The follow-up single, I Don’t Care also made the Top 10, but they went out in spectacular fashion the following year when live on stage, Fahey announced to an unsuspecting audience and an even more shocked Marcella that the band was being dissolved.
Siobhan had a few health problems and kept a low profile while Marcella launched a solo career and had the Top 30 hit Ain’t Nothing Like The Real Thing, a duet with Elton John.

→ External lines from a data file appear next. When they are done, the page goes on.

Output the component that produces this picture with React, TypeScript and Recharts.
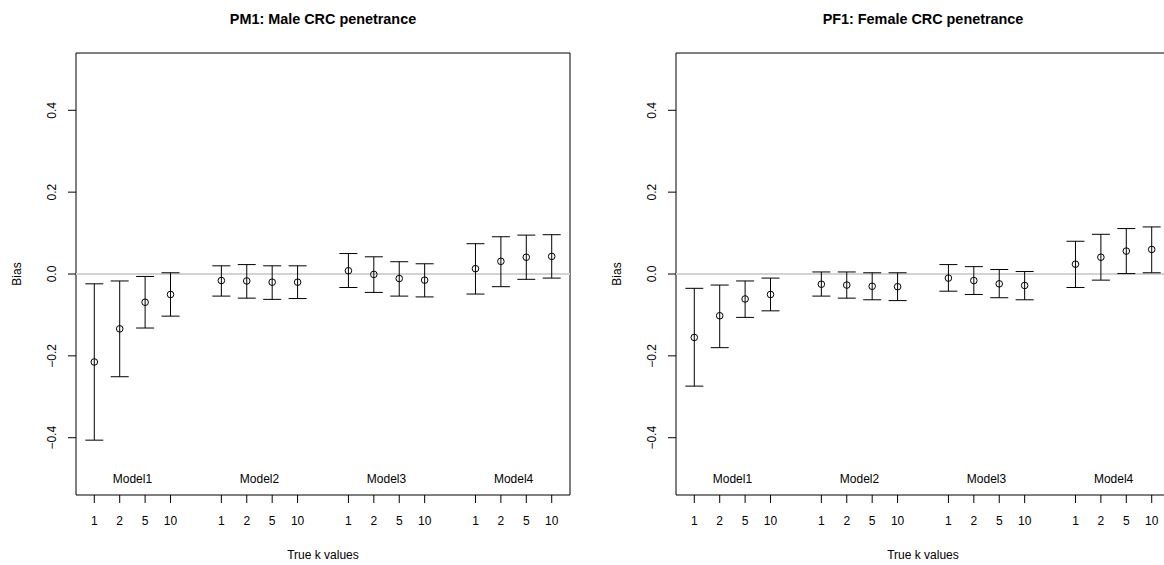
import React from "react";
import {
  ScatterChart,
  Scatter,
  XAxis,
  YAxis,
  ErrorBar,
  ReferenceLine,
  ReferenceArea,
} from "recharts";

const kLabels = ["1", "2", "5", "10"];
const modelNames = ["Model1", "Model2", "Model3", "Model4"];
const xPositions = [1, 2, 3, 4, 6, 7, 8, 9, 11, 12, 13, 14, 16, 17, 18, 19];
const modelCenters = [2.5, 7.5, 12.5, 17.5];
const yTicks = [-0.4, -0.2, 0, 0.2, 0.4];

const maleBias = [-0.215, -0.134, -0.069, -0.05, -0.016, -0.017, -0.02, -0.02, 0.008, -0.001, -0.011, -0.015, 0.013, 0.031, 0.041, 0.043];
const maleLower = [-0.406, -0.251, -0.132, -0.103, -0.054, -0.059, -0.062, -0.06, -0.033, -0.045, -0.054, -0.056, -0.049, -0.031, -0.013, -0.01];
const maleUpper = [-0.024, -0.017, -0.006, 0.003, 0.02, 0.023, 0.02, 0.02, 0.05, 0.042, 0.03, 0.025, 0.074, 0.091, 0.095, 0.096];

const femaleBias = [-0.155, -0.102, -0.061, -0.05, -0.025, -0.027, -0.03, -0.031, -0.01, -0.016, -0.024, -0.028, 0.024, 0.041, 0.056, 0.06];
const femaleLower = [-0.274, -0.18, -0.106, -0.09, -0.054, -0.059, -0.063, -0.065, -0.042, -0.05, -0.058, -0.063, -0.033, -0.015, 0.001, 0.003];
const femaleUpper = [-0.035, -0.027, -0.017, -0.01, 0.005, 0.005, 0.003, 0.003, 0.023, 0.018, 0.011, 0.006, 0.08, 0.097, 0.111, 0.115];

const FONT = '"Liberation Sans", Arial, Helvetica, sans-serif';
const X_DOMAIN: [number, number] = [0.28, 19.72];
const Y_DOMAIN: [number, number] = [-0.54, 0.54];
const PANEL_W = 600;
const PANEL_H = 565;

function buildRows(bias: number[], lower: number[], upper: number[]) {
  return bias.map((b, i) => ({
    x: xPositions[i],
    y: b,
    err: [b - lower[i], upper[i] - b],
  }));
}

const modelRows = modelNames.map((name, i) => ({ x: modelCenters[i], y: -0.5, label: name }));

const fmtY = (v: number) => (v < 0 ? "\u2212" + Math.abs(v).toFixed(1) : v.toFixed(1));

function XTick(props: any) {
  const { x, y, payload } = props;
  const idx = xPositions.indexOf(payload.value);
  return (
    <text x={x} y={y + 22} textAnchor="middle" fontSize={12} fontFamily={FONT} fill="#000">
      {kLabels[idx % 4]}
    </text>
  );
}

function YTick(props: any) {
  const { x, y, payload } = props;
  return (
    <text
      x={x}
      y={y}
      transform={`rotate(-90, ${x}, ${y})`}
      textAnchor="middle"
      fontSize={12}
      fontFamily={FONT}
      fill="#000"
    >
      {fmtY(payload.value)}
    </text>
  );
}

const Point = (props: any) => (
  <circle cx={props.cx} cy={props.cy} r={3.3} fill="none" stroke="#000" strokeWidth={1} />
);

const ModelText = (props: any) => (
  <text
    x={props.cx}
    y={props.cy}
    textAnchor="middle"
    dominantBaseline="central"
    fontSize={12}
    fontFamily={FONT}
    fill="#000"
  >
    {props.payload.label}
  </text>
);

function Panel({ title, rows, left }: { title: string; rows: any[]; left: number }) {
  return (
    <div style={{ position: "absolute", left, top: 0, width: PANEL_W, height: PANEL_H }}>
      <ScatterChart width={PANEL_W} height={PANEL_H} margin={{ top: 53, right: 30, bottom: 30, left: 16 }}>
        <XAxis
          type="number"
          dataKey="x"
          domain={X_DOMAIN}
          allowDataOverflow
          ticks={xPositions}
          interval={0}
          tick={<XTick />}
          tickSize={8}
          tickMargin={0}
          tickLine={{ stroke: "#000" }}
          axisLine={false}
          height={40}
        />
        <YAxis
          type="number"
          dataKey="y"
          domain={Y_DOMAIN}
          allowDataOverflow
          ticks={yTicks}
          interval={0}
          tick={<YTick />}
          tickSize={8}
          tickMargin={12}
          tickLine={{ stroke: "#000" }}
          axisLine={false}
          width={60}
        />
        <ReferenceLine y={0} stroke="#d3d3d3" strokeWidth={2} />
        <ReferenceArea
          x1={X_DOMAIN[0]}
          x2={X_DOMAIN[1]}
          y1={Y_DOMAIN[0]}
          y2={Y_DOMAIN[1]}
          fill="none"
          stroke="#000"
          strokeWidth={1}
        />
        <Scatter data={rows} shape={Point} isAnimationActive={false}>
          <ErrorBar dataKey="err" direction="y" width={9} stroke="#000" strokeWidth={1} isAnimationActive={false} />
        </Scatter>
        <Scatter data={modelRows} shape={ModelText} isAnimationActive={false} />
      </ScatterChart>
      <div
        style={{
          position: "absolute",
          left: 323,
          top: 18.5,
          transform: "translate(-50%, -50%)",
          fontFamily: FONT,
          fontWeight: "bold",
          fontSize: 14.4,
          lineHeight: 1,
          whiteSpace: "nowrap",
        }}
      >
        {title}
      </div>
      <div
        style={{
          position: "absolute",
          left: 323,
          top: 555,
          transform: "translate(-50%, -50%)",
          fontFamily: FONT,
          fontSize: 12,
          lineHeight: 1,
          whiteSpace: "nowrap",
        }}
      >
        True k values
      </div>
      <div
        style={{
          position: "absolute",
          left: 17,
          top: 274,
          transform: "translate(-50%, -50%) rotate(-90deg)",
          fontFamily: FONT,
          fontSize: 12,
          lineHeight: 1,
          whiteSpace: "nowrap",
        }}
      >
        Bias
      </div>
    </div>
  );
}

export default function App() {
  return (
    <div
      style={{
        position: "fixed",
        left: 0,
        top: 0,
        width: 1164,
        height: 565,
        overflow: "hidden",
        background: "#fff",
      }}
    >
      <Panel title="PM1: Male CRC penetrance" rows={buildRows(maleBias, maleLower, maleUpper)} left={0} />
      <Panel title="PF1: Female CRC penetrance" rows={buildRows(femaleBias, femaleLower, femaleUpper)} left={600} />
    </div>
  );
}
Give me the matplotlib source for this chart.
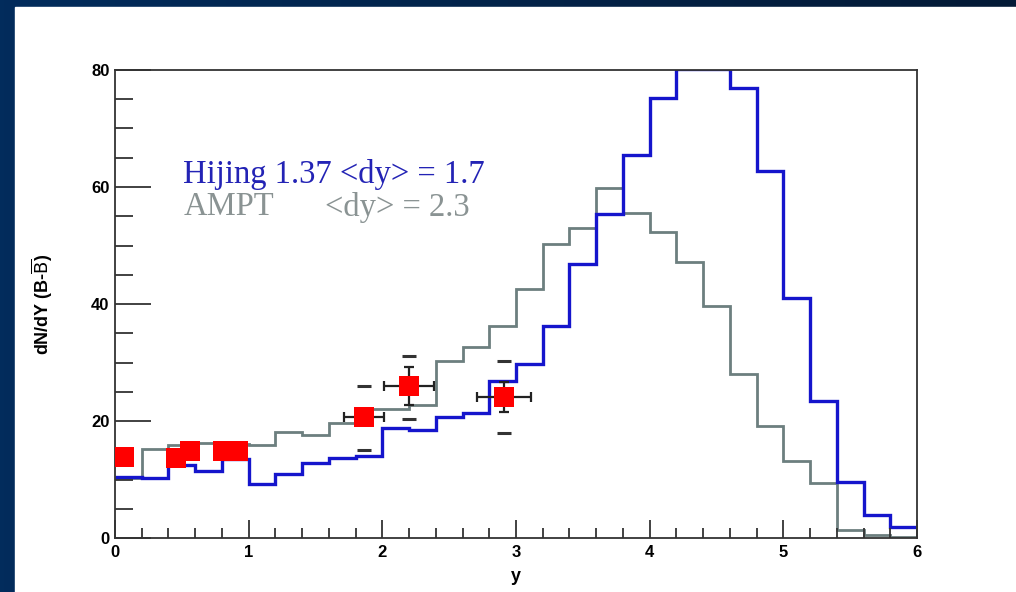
import numpy as np
import matplotlib
matplotlib.use('Agg')
import matplotlib.pyplot as plt
from matplotlib.patches import Rectangle
from matplotlib.ticker import MultipleLocator

# rapidity bins (width 0.2)
bin_edges = np.round(np.arange(0, 6.01, 0.2), 1)

# Hijing 1.37 net baryon dN/dy
hijing = [10.5, 10.2, 12.5, 11.5, 13.5, 9.3, 11.0, 12.8, 13.6, 14.0,
          18.8, 18.5, 20.6, 21.3, 26.9, 29.8, 36.3, 46.8, 55.3, 65.4,
          75.2, 80.2, 80.2, 76.9, 62.7, 41.1, 23.4, 9.5, 4.0, 1.8]

# AMPT net baryon dN/dy
ampt = [10.2, 15.2, 15.9, 16.2, 16.0, 15.9, 18.2, 17.6, 19.6, 22.1,
        22.1, 22.7, 30.3, 32.6, 36.2, 42.6, 50.2, 53.0, 59.9, 55.6,
        52.3, 47.2, 39.7, 28.1, 19.1, 13.1, 9.4, 1.4, 0.5, 0.2]

# measured points
data_y = [0.07, 0.455, 0.56, 0.81, 0.92, 1.86, 2.2, 2.91]
data_dndy = [13.9, 13.6, 14.8, 14.9, 14.9, 20.7, 26.0, 24.1]
data_xerr = [0, 0, 0, 0, 0, 0.15, 0.19, 0.2]
data_yerr = [0, 0, 0, 0, 0, 0, 3.2, 2.6]
sys_lo = [15.0, 20.4, 17.9]
sys_hi = [25.9, 31.1, 30.2]
sys_y = data_y[5:]

fig = plt.figure(figsize=(10.16, 5.92), dpi=100)

# dark blue slide frame with white panel
bg = fig.add_axes([0, 0, 1, 1])
grad = np.linspace(0, 1, 256).reshape(1, -1)
cmap = matplotlib.colors.LinearSegmentedColormap.from_list('frame', ['#022c5c', '#041a36'])
bg.imshow(grad, aspect='auto', cmap=cmap, extent=[0, 1, 0, 1])
bg.add_patch(Rectangle((15 / 1016, 0), 1, 1 - 7 / 592, color='white'))
bg.set_xlim(0, 1)
bg.set_ylim(0, 1)
bg.axis('off')

ax = fig.add_axes([115 / 1016, 1 - 538 / 592, 802 / 1016, 468 / 592])
ax.set_facecolor('white')

ax.stairs(ampt, bin_edges, color='#6c7f7f', lw=2.0, baseline=None)
ax.stairs(hijing, bin_edges, color='#1515cc', lw=2.4, baseline=None)

ax.errorbar(data_y, data_dndy, xerr=data_xerr, yerr=data_yerr, fmt='none',
            ecolor='#222222', elinewidth=1.6, capsize=3.5, capthick=1.6, zorder=3)
ax.plot(sys_y, sys_lo, ls='none', marker='_', ms=10, mew=2.2, color='#333333', zorder=3)
ax.plot(sys_y, sys_hi, ls='none', marker='_', ms=10, mew=2.2, color='#333333', zorder=3)
ax.plot(data_y, data_dndy, ls='none', marker='s', ms=14, mfc='#ff0000', mec='#ff0000',
        mew=0, zorder=4)

ax.set_xlim(0, 6)
ax.set_ylim(0, 80)
ax.xaxis.set_major_locator(MultipleLocator(1))
ax.xaxis.set_minor_locator(MultipleLocator(0.2))
ax.yaxis.set_major_locator(MultipleLocator(20))
ax.yaxis.set_minor_locator(MultipleLocator(5))
ax.tick_params(which='both', direction='in', top=False, right=False, width=1.3, color='#333333')
ax.tick_params(axis='x', which='major', length=13, pad=5)
ax.tick_params(axis='x', which='minor', length=7)
ax.tick_params(axis='y', which='major', length=26, pad=4)
ax.tick_params(axis='y', which='minor', length=13)
for lab in ax.get_xticklabels() + ax.get_yticklabels():
    lab.set_fontfamily('Liberation Sans')
    lab.set_fontweight('bold')
    lab.set_fontsize(12)
for sp in ax.spines.values():
    sp.set_linewidth(1.3)
    sp.set_color('#333333')

ax.set_xlabel('y', fontfamily='Liberation Sans', fontweight='bold', fontsize=13)
ax.xaxis.set_label_coords(0.5, -0.065)
ax.set_ylabel(r'dN/dY (B-$\overline{\mathrm{B}}$)', fontfamily='Liberation Sans',
              fontweight='bold', fontsize=13)
ax.yaxis.set_label_coords(-0.075, 0.5)

ax.text(0.085, 0.777, 'Hijing 1.37 <dy> = 1.7', transform=ax.transAxes, color='#2323b5',
        fontfamily='Liberation Serif', fontsize=23.5, va='center', ha='left')
ax.text(0.085, 0.707, 'AMPT', transform=ax.transAxes, color='#8a9393',
        fontfamily='Liberation Serif', fontsize=23.5, va='center', ha='left')
ax.text(0.262, 0.707, '<dy> = 2.3', transform=ax.transAxes, color='#8a9393',
        fontfamily='Liberation Serif', fontsize=23.5, va='center', ha='left')

fig.savefig('out.png', dpi=100)
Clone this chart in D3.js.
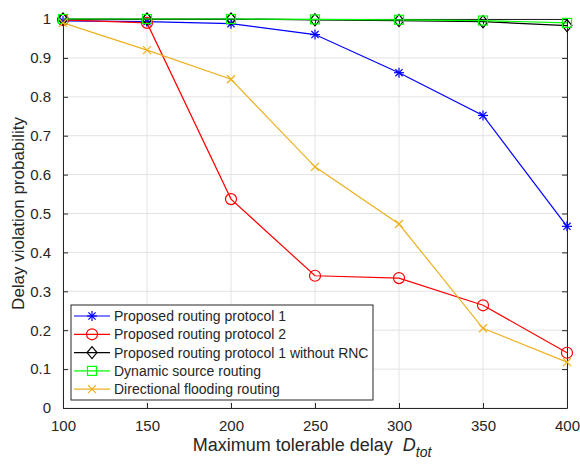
<!DOCTYPE html>
<head>
	<script src="https://d3js.org/d3.v7.min.js"></script>
	<style>
		body { margin: 0; background: #fff; }
		text { font-family: "Liberation Sans", Arial, sans-serif; fill: #262626; }
	</style>
</head>
<body>
	<script type="text/javascript">
		// chart values
		var delays = [100, 150, 200, 250, 300, 350, 400];
		var proto1 = [0.995, 0.993, 0.988, 0.96, 0.862, 0.752, 0.467];
		var proto2 = [0.998, 0.99, 0.537, 0.34, 0.334, 0.264, 0.142];
		var proto1NoRnc = [1, 1, 1, 0.998, 0.996, 0.993, 0.983];
		var dsr = [1, 1, 1, 0.999, 0.998, 0.996, 0.99];
		var flooding = [0.99, 0.92, 0.845, 0.62, 0.473, 0.205, 0.118];
		var yTicks = [0, 0.1, 0.2, 0.3, 0.4, 0.5, 0.6, 0.7, 0.8, 0.9, 1];
		var seriesNames = ["Proposed routing protocol 1", "Proposed routing protocol 2",
			"Proposed routing protocol 1 without RNC", "Dynamic source routing", "Directional flooding routing"];

		var series = [
			{ name: seriesNames[0], values: proto1, color: "#0000ff", marker: "star" },
			{ name: seriesNames[1], values: proto2, color: "#ff0000", marker: "circle" },
			{ name: seriesNames[2], values: proto1NoRnc, color: "#000000", marker: "diamond" },
			{ name: seriesNames[3], values: dsr, color: "#00ff00", marker: "square" },
			{ name: seriesNames[4], values: flooding, color: "#EDB120", marker: "cross" }
		];

		var width = 580, height = 466;
		var plotL = 63, plotR = 567, plotT = 19, plotB = 408;

		var svg = d3.select("body").append("svg")
			.attr("width", width)
			.attr("height", height);

		var x = d3.scaleLinear().domain([100, 400]).range([plotL, plotR]);
		var y = d3.scaleLinear().domain([0, 1]).range([plotB, plotT]);

		// grid
		svg.append("g").selectAll("line")
			.data(delays)
			.enter().append("line")
			.attr("x1", d => x(d)).attr("x2", d => x(d))
			.attr("y1", plotT).attr("y2", plotB)
			.attr("stroke", "#e3e3e3").attr("stroke-width", 1);
		svg.append("g").selectAll("line")
			.data(yTicks)
			.enter().append("line")
			.attr("x1", plotL).attr("x2", plotR)
			.attr("y1", d => y(d)).attr("y2", d => y(d))
			.attr("stroke", "#e3e3e3").attr("stroke-width", 1);

		// axes with inward ticks, box on
		svg.append("g")
			.attr("transform", "translate(0," + plotB + ")")
			.call(d3.axisBottom(x).tickValues(delays).tickSizeInner(-5).tickSizeOuter(0).tickPadding(12));
		svg.append("g")
			.attr("transform", "translate(" + plotL + ",0)")
			.call(d3.axisLeft(y).tickValues(yTicks).tickFormat(d3.format("~g")).tickSizeInner(-5).tickSizeOuter(0).tickPadding(12));
		svg.append("g")
			.attr("transform", "translate(0," + plotT + ")")
			.call(d3.axisTop(x).tickValues(delays).tickSizeInner(-5).tickSizeOuter(0).tickFormat(""));
		svg.append("g")
			.attr("transform", "translate(" + plotR + ",0)")
			.call(d3.axisRight(y).tickValues(yTicks).tickSizeInner(-5).tickSizeOuter(0).tickFormat(""));

		svg.selectAll(".domain").attr("stroke", "#262626");
		svg.selectAll(".tick line").attr("stroke", "#262626");
		svg.selectAll(".tick text").style("font-size", "15px").attr("fill", "#262626");

		// markers
		function drawMarker(g, type, color, cx, cy) {
			if (type === "star") {
				var s = 5;
				[[-s, 0, s, 0], [0, -s, 0, s], [-3.6, -3.6, 3.6, 3.6], [-3.6, 3.6, 3.6, -3.6]].forEach(function (p) {
					g.append("line").attr("x1", cx + p[0]).attr("y1", cy + p[1]).attr("x2", cx + p[2]).attr("y2", cy + p[3])
						.attr("stroke", color).attr("stroke-width", 1.2);
				});
			} else if (type === "circle") {
				g.append("circle").attr("cx", cx).attr("cy", cy).attr("r", 5.5)
					.attr("fill", "none").attr("stroke", color).attr("stroke-width", 1.2);
			} else if (type === "diamond") {
				g.append("path").attr("d", "M" + cx + "," + (cy - 6) + "L" + (cx + 5) + "," + cy + "L" + cx + "," + (cy + 6) + "L" + (cx - 5) + "," + cy + "Z")
					.attr("fill", "none").attr("stroke", color).attr("stroke-width", 1.2);
			} else if (type === "square") {
				g.append("rect").attr("x", cx - 4.5).attr("y", cy - 4.5).attr("width", 9).attr("height", 9)
					.attr("fill", "none").attr("stroke", color).attr("stroke-width", 1.2);
			} else if (type === "cross") {
				[[-4, -4, 4, 4], [-4, 4, 4, -4]].forEach(function (p) {
					g.append("line").attr("x1", cx + p[0]).attr("y1", cy + p[1]).attr("x2", cx + p[2]).attr("y2", cy + p[3])
						.attr("stroke", color).attr("stroke-width", 1.2);
				});
			}
		}

		var line = d3.line().x((d, i) => x(delays[i])).y(d => y(d));

		series.forEach(function (s) {
			var g = svg.append("g");
			g.append("path").datum(s.values)
				.attr("d", line)
				.attr("fill", "none")
				.attr("stroke", s.color)
				.attr("stroke-width", 1.2);
			s.values.forEach(function (v, i) {
				drawMarker(g, s.marker, s.color, x(delays[i]), y(v));
			});
		});

		// legend
		var lg = svg.append("g");
		lg.append("rect").attr("x", 71).attr("y", 305).attr("width", 302).attr("height", 95)
			.attr("fill", "#fff").attr("stroke", "#262626").attr("stroke-width", 1);
		series.forEach(function (s, i) {
			var ly = 316 + i * 18.3;
			lg.append("line").attr("x1", 74).attr("x2", 110).attr("y1", ly).attr("y2", ly)
				.attr("stroke", s.color).attr("stroke-width", 1.2);
			drawMarker(lg, s.marker, s.color, 92, ly);
			lg.append("text").attr("x", 114).attr("y", ly + 5)
				.style("font-size", "14px").text(s.name);
		});

		// axis labels
		var xl = svg.append("text")
			.attr("x", 312).attr("y", 451)
			.attr("text-anchor", "middle")
			.style("font-size", "18px");
		xl.append("tspan").text("Maximum tolerable delay");
		xl.append("tspan").attr("dx", 10).style("font-style", "italic").text("D");
		xl.append("tspan").style("font-style", "italic").style("font-size", "14px").attr("dy", 6).text("tot");

		svg.append("text")
			.attr("transform", "translate(24," + ((plotT + plotB) / 2) + ") rotate(-90)")
			.attr("text-anchor", "middle")
			.style("font-size", "17px")
			.text("Delay violation probability");
	</script>
</body>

Stay has been parodied to great effect a couple of times, once by French and Saunders who did the song and video on a sketch show under the name Dickens Daughter. The video included parodies of the videos of I Don’t Care and Goodbye Cruel World. Rob Newman and David Baddiel also did a send up on the 1992 comedy sketch show The Mary Whitehouse Experience. Baddiel played Detroit and Newman ridiculed Fahey; when she opens her mouth to sing the up-tempo parts you hear the sound of a ship’s foghorn instead. Other cover versions include Il Divo and Cher Lloyd who performed it in 2010 during the seventh series of X Factor and her version appeared on her album Sticks + Stones. Following her performance, the song went back into the UK chart at number 12. In 2013 Marcella Detroit covered it on her 2013 album The Vehicle.